YENİ TARTIŞMALAR YOL AÇTI
Astrobotic Technology'nin Peregrine uzay aracı bu hafta, Navajo Ulusu'nun, aracın müşterilerin ay yüzeyine göndermek için para ödediği insan kalıntılarını taşıdığı yönündeki itirazları üzerine fırlatıldı ve bu durum, ayı kimin kontrol ettiği konusunda yeni tartışmalara yol açtı. Ancak kalkıştan saatler sonra fark edilen bir itiş sorunu, Peregrine'in aya iniş girişiminde bulunamayacağı anlamına geliyor ve şu anda kaderi belirsiz. NASA'nın Artemis programı, 2026'da insanları ay yüzeyine geri döndürmeyi planlıyor. Ajansın hedefleri arasında, Ay'ın güney kutbundaki su buzu gibi kaynaklarla desteklenen yaşam alanları ile ayda sürekli bir insan varlığı oluşturmak yer alıyor. Çin'in uzay hedefleri arasında aya iniş de yer alıyor.
50 YIL İÇİNDE TAMAMEN FARKLI OLACAK
Holcomb, "Yeni uzay yarışı bağlamında ayın manzarası 50 yıl içinde tamamen farklı olacak".Birden fazla ülke mevcut olacak ve bu da birçok zorluğa yol açacak. Amacımız ay statik efsanesini ortadan kaldırmak ve etkimizin yalnızca geçmişte değil, devam eden ve gelecekte de önemini vurgulamaktır. Çok geç olmadan ay yüzeyine etkimiz hakkında tartışmaları başlatmayı hedefliyoruz.” dedi. İnsanlığın aydaki izleri, esasen bir tür korumaya ihtiyaç duyan eserler olarak görülmeye başlandı.
KORUMANIN GERÇEKLEŞTİRİLMESİ ZOR
Araştırmacılar uzun zamandır Apollon iniş alanlarının bakımını yapma ve uzay mirasını korumak için geride bırakılan eşyaları kataloglama isteklerini dile getiriyorlardı. Ancak bu tür bir korumanın gerçekleştirilmesi zordur çünkü hiçbir ülke veya kuruluş ayın sahibi değildir.
DEĞERLİ KAYNAKLAR OLARAK ÖNEMLİ
Holcomb, "Çalışmalarımızda yinelenen bir tema, korumaya kararlı olduğumuz arkeolojik kayıtlara benzer şekilde, ay malzemelerinin ve aydaki ayak izlerinin değerli kaynaklar olarak önemidir. Ay Antroposeni kavramı, ay yüzeyindeki etkimiz ve tarihi eserlerin korunması üzerindeki etkimiz konusunda farkındalık ve düşünceyi artırmayı amaçlıyor." dedi.

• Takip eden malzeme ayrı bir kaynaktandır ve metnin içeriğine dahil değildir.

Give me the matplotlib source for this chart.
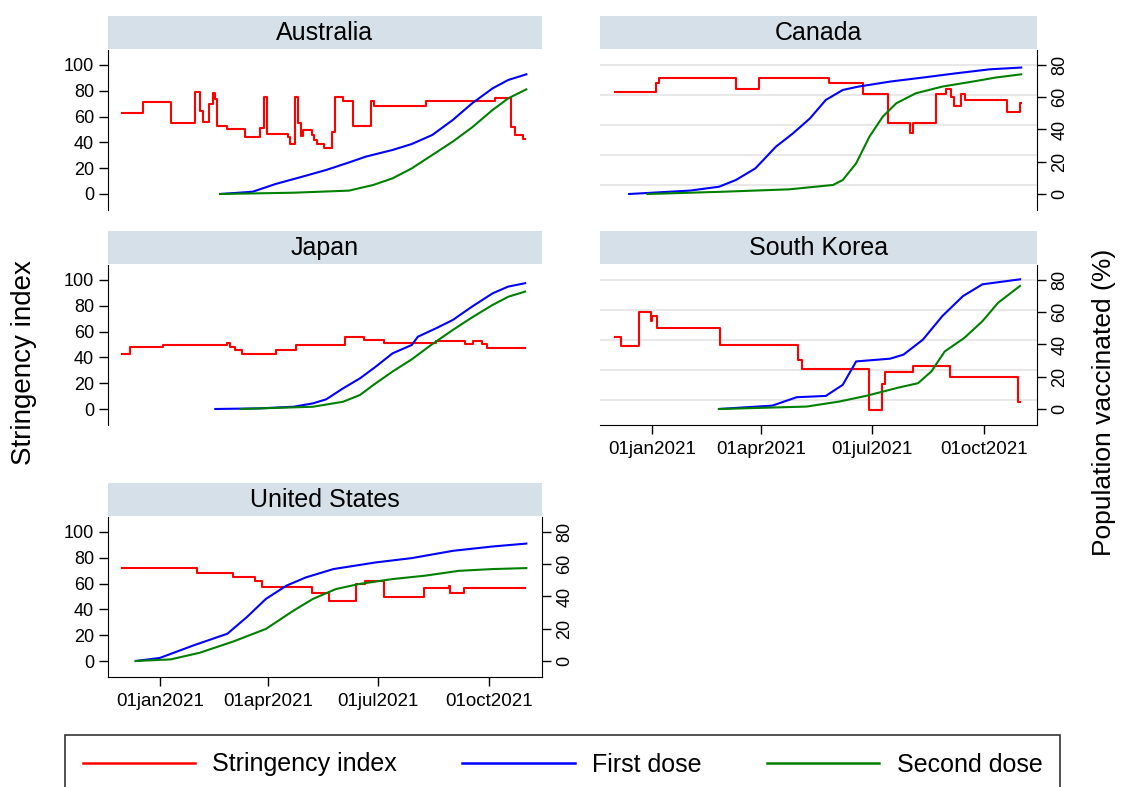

DÜNYAYA İLK AYAK BASTIĞI ZAMAN
Apollo 11'in aya inişi, insanların başka bir dünyaya ilk ayak bastığı zaman oldu. Araştırmacılar, astronotların ay tozunda bıraktığı ayak izlerinin belki de insanlığın devam eden yolculuğunun en sembolik izleri olduğunu ve muhtemelen gelecekte Mars gibi gezegenleri de kapsayacağını söyledi.
İÇ İÇE GEÇMİŞ DURUMDA
Holcomb, "Arkeologlar olarak aydaki ayak izlerini, insanlığın Afrika'dan çıkış yolculuğunun bir uzantısı, türümüzün varoluşunda çok önemli bir dönüm noktası olarak algılıyoruz. Bu izler evrimin kapsayıcı anlatımıyla iç içe geçmiş durumda. Bu çerçeve içerisinde yalnızca gezegen bilim adamlarının değil, aynı zamanda genellikle gezegen bilimiyle ilgili tartışmalara katılmayan arkeologların ve antropologların da ilgisini çekmeyi amaçlıyoruz.” dedi.